Rating: Restricted to audiences over 13. 152 minutes
7500
(Amazon Studios)
The code number for an aircraft hijacking heralds a taut thriller as three Turkish terrorists attempt to take over a flight from Berlin to Paris. The action is entirely set in the cockpit, where the pilots try to maintain control as the German-speaking hijackers attack the cabin crew and then break in. The German flight captain and one hijacker are early casualties, leaving the American second officer (Joseph Gordon-Levitt, last seen in Snowden) to cope with one hijacker, and wondering if his Turkish crew-member wife is also a victim. Constant pounding on the door adds to the drama as the plane is diverted to Hanover. While first-time director Patrick Vollrath’s effort is modest compared with India’s Neerja or United 93 – the events outside the cockpit are viewed from a monitor – he maintains a real-time pace to the end.

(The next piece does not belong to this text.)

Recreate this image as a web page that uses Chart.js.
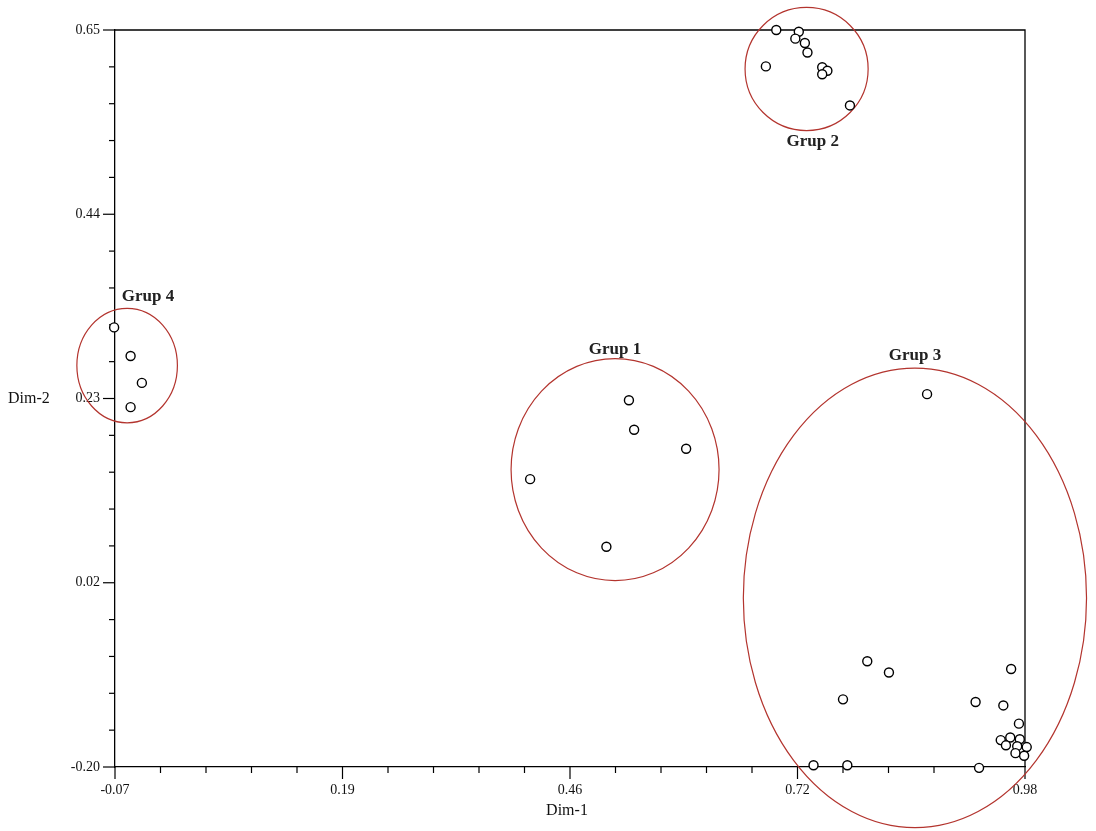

Amazon rating: 16+. 93 minutes.
The Booksellers
(Madman)
New York’s book collecting industry may be a shadow of its heyday from the 1920s to the 1960s, when Fourth Avenue was lined with dozens of bookshops specialising in rare publications. Only a handful remain, but the industry still packs a big punch with fewer players and much larger wallets. Parker Posey, best known for her roles in 1990s “indie” movies, including Spike Lee’s Clockwatchers, narrates the story through interviews with today’s identities and events from the past. Authors Gay Talese and Fran Lebowitz are among them, while the 2019 New York Book Fair provides a backdrop where the traders display their wares. Director D.W. Young makes clear the difference between books as objects to buy and sell, rather than their contents, with some notable exceptions. In some cases, the jackets are worth more than the books themselves. The narrative lacks any major revelations or structure, allowing the interviewees to talk in chunky episodes. But this becomes repetitive, with attention spans likely to be lessened by tacking on fashionable, but largely superfluous, feminist and Afro-American perspectives.